Regina Benjamin served as the 18th Surgeon General of the United States, appointed by President Barack Obama in 2009. As the “nation’s doctor,” she served a four-year term focusing on health disparities, disease prevention, and children’s health. In an interview with Milken Institute Center for the Future of Aging, Benjamin talks about how a sense of purpose leads to longer, healthier lives and the importance of making disease prevention a priority.

Why did you launch Bayou Clinic? What is the mission and your vision for its impact?
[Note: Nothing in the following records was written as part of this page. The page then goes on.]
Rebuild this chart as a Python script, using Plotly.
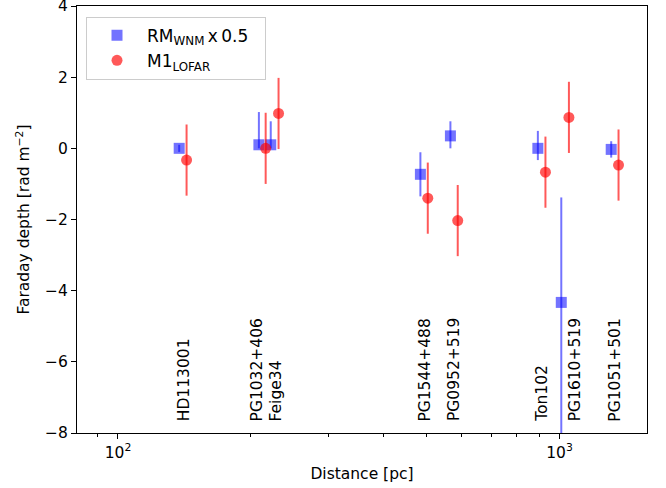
import math
import plotly.graph_objects as go

# ---- data ----
names = ["HD113001", "PG1032+406", "Feige34", "PG1544+488", "PG0952+519",
         "Ton102", "PG1610+519", "PG1051+501"]

# RM_WNM x 0.5 (blue squares)
dist_rm = [137.6, 208.5, 221.8, 484, 566, 893, 1009, 1309]
rm_val = [0.0, 0.10, 0.10, -0.73, 0.35, 0.0, -4.33, -0.03]
rm_err_up = [0.10, 0.92, 0.66, 0.62, 0.41, 0.49, 2.95, 0.23]
rm_err_dn = [0.10, 0.10, 0.10, 0.62, 0.35, 0.33, 4.00, 0.23]

# M1_LOFAR (red circles)
dist_m1 = [143, 216, 231, 503, 588, 929, 1050, 1360]
m1_val = [-0.33, 0.0, 0.98, -1.40, -2.03, -0.67, 0.87, -0.47]
m1_err = [1.0, 1.0, 1.0, 1.0, 1.0, 1.0, 1.0, 1.0]

# label positions (distance) and height
label_x = [133.5, 195.6, 216.0, 470, 548, 866, 1026, 1266]
label_y = -7.7

y_ticks = [-8, -6, -4, -2, 0, 2, 4]
y_ticktext = ["\u22128", "\u22126", "\u22124", "\u22122", "0", "2", "4"]
x_ticks = [100, 1000]
x_ticktext = ["10<sup>2</sup>", "10<sup>3</sup>"]
x_minor = [90, 200, 300, 400, 500, 600, 700, 800, 900]

FONT = "DejaVu Sans"
FS = 15.5

blue = "rgba(0,0,255,0.55)"
red = "rgba(255,0,0,0.65)"

fig = go.Figure()
fig.add_trace(go.Scatter(
    x=dist_rm, y=rm_val, mode="markers",
    name="RM<sub>WNM</sub>\u2009x\u20090.5\u00a0\u00a0",
    marker=dict(symbol="square", size=11, color=blue, line=dict(width=0)),
    error_y=dict(type="data", symmetric=False, array=rm_err_up, arrayminus=rm_err_dn,
                 color=blue, thickness=2, width=0),
))
fig.add_trace(go.Scatter(
    x=dist_m1, y=m1_val, mode="markers",
    name="M1<sub>LOFAR</sub>",
    marker=dict(symbol="circle", size=11, color=red, line=dict(width=0)),
    error_y=dict(type="data", array=m1_err, color=red, thickness=2, width=0),
))

for nm, lx in zip(names, label_x):
    fig.add_annotation(x=math.log10(lx), y=label_y, xref="x", yref="y", text=nm,
                       textangle=-90, showarrow=False, xanchor="left", yanchor="bottom",
                       borderpad=0, font=dict(family=FONT, size=FS, color="black"))

axis_common = dict(showline=True, linecolor="black", linewidth=1, mirror=True,
                   ticks="outside", ticklen=5, tickwidth=1, tickcolor="black",
                   showgrid=False, zeroline=False, automargin=False,
                   ticklabeloverflow="allow",
                   tickfont=dict(family=FONT, size=FS, color="black"))

fig.update_xaxes(type="log", range=[1.9072, 3.198],
                 tickmode="array", tickvals=x_ticks, ticktext=x_ticktext,
                 minor=dict(tickmode="array", tickvals=x_minor, ticks="outside",
                            ticklen=3, tickwidth=0.8, tickcolor="black", showgrid=False),
                 title=dict(text="Distance [pc]", font=dict(family=FONT, size=FS, color="black"),
                            standoff=7),
                 **axis_common)
fig.update_yaxes(range=[-8, 4], tickmode="array", tickvals=y_ticks, ticktext=y_ticktext,
                 title=dict(text="Faraday depth [rad m<sup>\u22122</sup>]",
                            font=dict(family=FONT, size=FS, color="black"), standoff=11),
                 **axis_common)

fig.update_layout(
    width=666, height=488,
    margin=dict(l=77, r=18.5, t=6, b=55),
    paper_bgcolor="white", plot_bgcolor="white",
    font=dict(family=FONT, size=FS, color="black"),
    legend=dict(x=0.0158, y=0.975, xanchor="left", yanchor="top",
                bgcolor="rgba(255,255,255,0.8)", bordercolor="#cccccc", borderwidth=1,
                itemwidth=50, font=dict(family=FONT, size=17, color="black")),
)

fig.write_html("out.html", config={"displayModeBar": False},
               post_script="document.body.style.margin='0';")
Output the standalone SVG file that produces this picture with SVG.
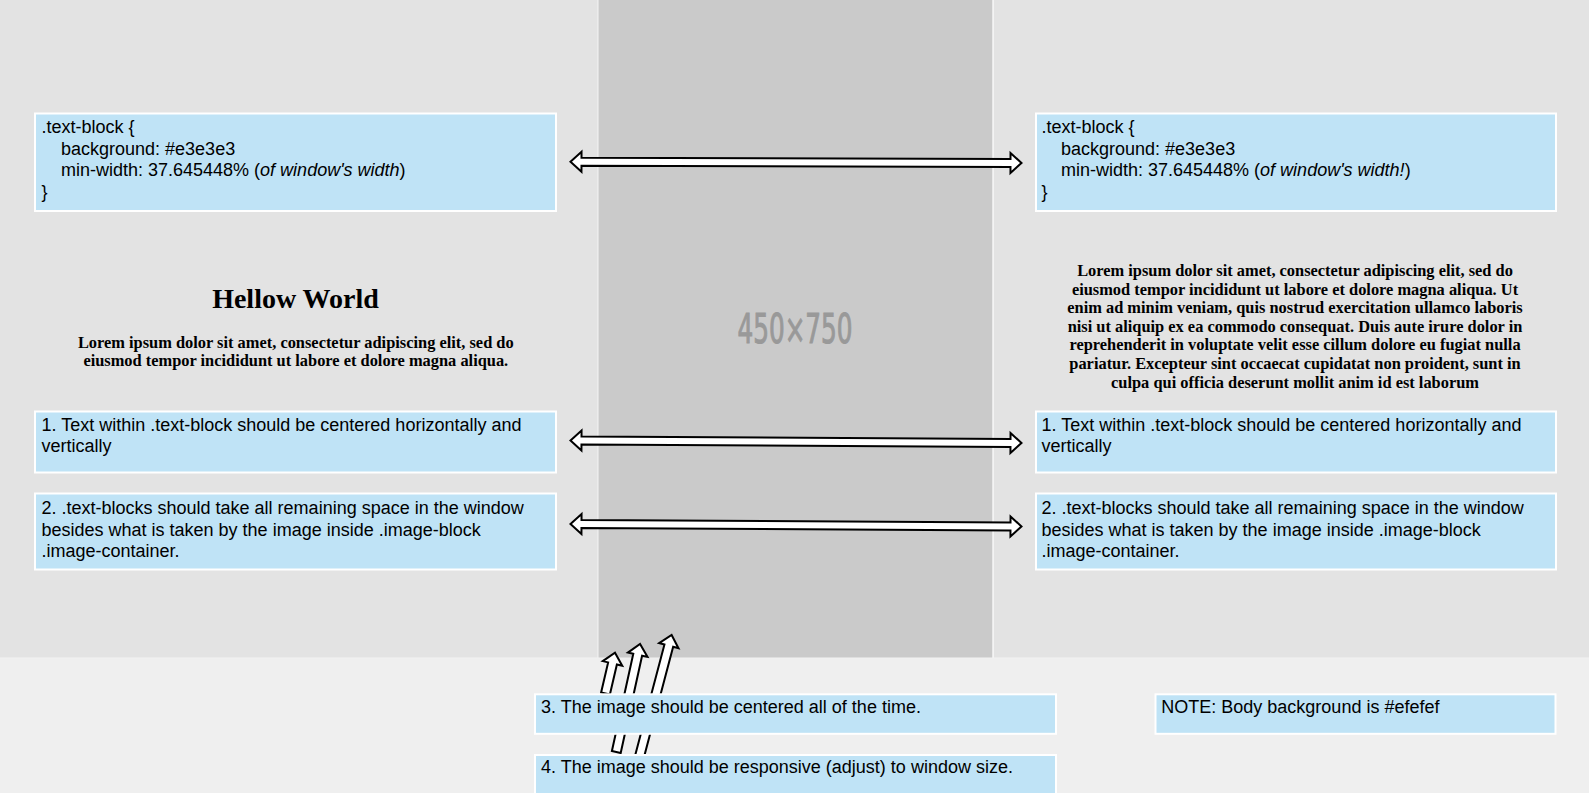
<svg xmlns="http://www.w3.org/2000/svg" width="1589" height="793" viewBox="0 0 1589 793">
<style>
.box{fill:#bfe3f6;stroke:#ffffff;stroke-width:2}
.t{font-family:"Liberation Sans",Arial,sans-serif;font-size:18px;fill:#000}
.s{font-family:"Liberation Serif","Times New Roman",serif;font-weight:bold;fill:#000;text-anchor:middle}
.lorem{font-size:16.4px}
.arr{fill:#ffffff;stroke:#000;stroke-width:2;stroke-linejoin:miter}
</style>
<defs>
<polygon id="dbl" points="0,0 11,-10 11,-4 440,-4 440,-10 451,0 440,10 440,4 11,4 11,10"/>
</defs>
<!-- backgrounds -->
<rect x="0" y="0" width="1589" height="793" fill="#efefef"/>
<rect x="0" y="0" width="598" height="658" fill="#e3e3e3"/>
<rect x="598" y="0" width="395" height="658" fill="#cacaca"/>
<rect x="993" y="0" width="596" height="658" fill="#e3e3e3"/>
<line x1="598" y1="0" x2="598" y2="658" stroke="#f4f4f4" stroke-width="1"/>
<line x1="993" y1="0" x2="993" y2="658" stroke="#ffffff" stroke-width="1.2"/>
<line x1="0" y1="658" x2="1589" y2="658" stroke="#f2f2f2" stroke-width="1"/>
<text x="795" y="342.7" font-family="'DejaVu Sans Condensed','DejaVu Sans',sans-serif" font-size="40" fill="#999999" stroke="#999999" stroke-width="1" text-anchor="middle" textLength="115" lengthAdjust="spacingAndGlyphs">450×750</text>

<g id="content-left">
<text class="s" x="295.5" y="308.3" font-size="28">Hellow World</text>
<text class="s lorem" x="295.8" y="347.5">Lorem ipsum dolor sit amet, consectetur adipiscing elit, sed do</text>
<text class="s lorem" x="295.8" y="366.3">eiusmod tempor incididunt ut labore et dolore magna aliqua.</text>
</g>
<g id="content-right">
<text class="s lorem" x="1295" y="276">Lorem ipsum dolor sit amet, consectetur adipiscing elit, sed do</text>
<text class="s lorem" x="1295" y="294.6">eiusmod tempor incididunt ut labore et dolore magna aliqua. Ut</text>
<text class="s lorem" x="1295" y="313.2">enim ad minim veniam, quis nostrud exercitation ullamco laboris</text>
<text class="s lorem" x="1295" y="331.8">nisi ut aliquip ex ea commodo consequat. Duis aute irure dolor in</text>
<text class="s lorem" x="1295" y="350.4">reprehenderit in voluptate velit esse cillum dolore eu fugiat nulla</text>
<text class="s lorem" x="1295" y="369">pariatur. Excepteur sint occaecat cupidatat non proident, sunt in</text>
<text class="s lorem" x="1295" y="387.6">culpa qui officia deserunt mollit anim id est laborum</text>
</g>

<g id="connectors">
<use href="#dbl" class="arr" transform="translate(570.5,161.7) rotate(0.165)"/>
<use href="#dbl" class="arr" transform="translate(570.5,440.5) rotate(0.318)"/>
<use href="#dbl" class="arr" transform="translate(570.5,524) rotate(0.318)"/>
<polygon class="arr" points="0,-4.5 30.9,-4.5 30.9,-10 41.9,0 30.9,10 30.9,4.5 0,4.5" transform="translate(605.5,693.5) rotate(-76.9)"/>
<polygon class="arr" points="0,-4.5 99.6,-4.5 99.6,-10 110.6,0 99.6,10 99.6,4.5 0,4.5" transform="translate(616.3,752) rotate(-77.6)"/>
<polygon class="arr" points="0,-4.5 139,-4.5 139,-10 150,0 139,10 139,4.5 0,4.5" transform="translate(633.3,780) rotate(-75.2)"/>
</g>

<g id="css-left">
<rect class="box" x="35" y="113.5" width="521" height="97.5"/>
<text class="t" x="41.5" y="133">.text-block {</text>
<text class="t" x="61" y="154.6">background: #e3e3e3</text>
<text class="t" x="61" y="176.2">min-width: 37.645448% (<tspan font-style="italic">of window's width</tspan>)</text>
<text class="t" x="41.5" y="197.8">}</text>
</g>
<g id="css-right">
<rect class="box" x="1036" y="113.5" width="520" height="97.5"/>
<text class="t" x="1041.5" y="133">.text-block {</text>
<text class="t" x="1061" y="154.6">background: #e3e3e3</text>
<text class="t" x="1061" y="176.2">min-width: 37.645448% (<tspan font-style="italic">of window's width!</tspan>)</text>
<text class="t" x="1041.5" y="197.8">}</text>
</g>
<g id="note1-left">
<rect class="box" x="35" y="411.5" width="521" height="61"/>
<text class="t" x="41.5" y="430.8">1. Text within .text-block should be centered horizontally and</text>
<text class="t" x="41.5" y="452.4">vertically</text>
</g>
<g id="note1-right">
<rect class="box" x="1036" y="411.5" width="520" height="61"/>
<text class="t" x="1041.5" y="430.8">1. Text within .text-block should be centered horizontally and</text>
<text class="t" x="1041.5" y="452.4">vertically</text>
</g>
<g id="note2-left">
<rect class="box" x="35" y="493.5" width="521" height="76"/>
<text class="t" x="41.5" y="514.2">2. .text-blocks should take all remaining space in the window</text>
<text class="t" x="41.5" y="535.8">besides what is taken by the image inside .image-block</text>
<text class="t" x="41.5" y="557.4">.image-container.</text>
</g>
<g id="note2-right">
<rect class="box" x="1036" y="493.5" width="520" height="76"/>
<text class="t" x="1041.5" y="514.2">2. .text-blocks should take all remaining space in the window</text>
<text class="t" x="1041.5" y="535.8">besides what is taken by the image inside .image-block</text>
<text class="t" x="1041.5" y="557.4">.image-container.</text>
</g>
<g id="note3">
<rect class="box" x="535" y="694.3" width="521" height="39.5"/>
<text class="t" x="541" y="713.3">3. The image should be centered all of the time.</text>
</g>
<g id="note4">
<rect class="box" x="535" y="755" width="521" height="40"/>
<text class="t" x="541" y="773.3">4. The image should be responsive (adjust) to window size.</text>
</g>
<g id="note-body">
<rect class="box" x="1155.5" y="694.3" width="400" height="39.5"/>
<text class="t" x="1161.3" y="713.3">NOTE: Body background is #efefef</text>
</g>
</svg>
When I went to medical school, I enrolled in what was called a National Health Service Corps. They paid your tuition to medical school, and you had to pay your time back in an underserved community. I’m from a town close to that, and I wanted to get as close to home as I could, so I ended up in Bayou La Batre in medical school. I liked the area and wanted to open a clinic, because there were so many people that weren’t being served. I just thought it was important to bring a little bit of care to this community. My mission is to deliver health care with dignity to the community. That’s my mission, has always been from Day 1. Anybody and everybody that walks in the door, regardless of their ability to pay.

How does your clinic address disease prevention?

My whole professional focus, both in the clinic and as Surgeon General, has always been on prevention, so at the clinic we stress prevention very strongly. We do the things that we should do in medicine anyway. We try to keep people’s blood pressure under control, teach them how to eat right, exercise. We have a lot of classes that also engage the community. So, when we went through a lot of challenges like Hurricane Katrina and rebuilt our clinic, we built a walking track around the perimeter of the clinic, so the entire community, if they want to come, can walk. We have people walking in groups.

Do you think any significant progress has been made to reduce the burden of obesity?

Yes, I do. During my first press conference as Surgeon General, Mrs. Obama, the First Lady, who was there with the Secretary of Health, told the press that we were going to introduce something to address obesity. Six weeks later, what we introduced was the First Lady’s Let’s Move Initiative. By the time I left office in 2013, we saw the percentage of young people and children with obesity start to be on the decline.

How can we make disease prevention a priority?

Prevention is my mantra. The more we can prevent the better. We’ll be healthier as a community and healthier as a nation, but we also need to recognize that there are other things that contribute to health, like clean air and clean water and where we live. Focusing on those things also can add to our disease prevention—priorities we need to be thinking of as a nation. We need to think about how everything affects our health, not just whether you went to the doctor and whether you got a blood pressure pill, but is there a place to walk, is there a place for your kids to play.

How can having a sense of purpose advance efforts to live longer, healthier lives?

Scientific research shows us that having a purpose is one of the hallmarks of what we call blue zones, where people live longer, healthier lives around the world—one of the things that the people have in common is that they have a sense of purpose. Everybody should want to feel like they’re making a difference somewhere in their lives. If you’ve got a purpose when you get up in the morning, a belief in something that you want to do or something that keeps you going, you’re going to be healthier because of it, you’re going to feel better, you’re going to want to do, you’re going to want to be healthy.

Do you have any advice for women wanting to enter the medical field?

We need more people entering the health careers. We certainly need more women entering, and we really need more minorities entering health careers. Less than 7 percent of physicians are minority, and that’s the same percentage as during the Flexner Report of 1910. So, we need more. Whether they become a doctor or a nurse or dentist or pharmacist, we just need them going into those science fields, those STEM fields, and the advice I would say is go for it and stick to it.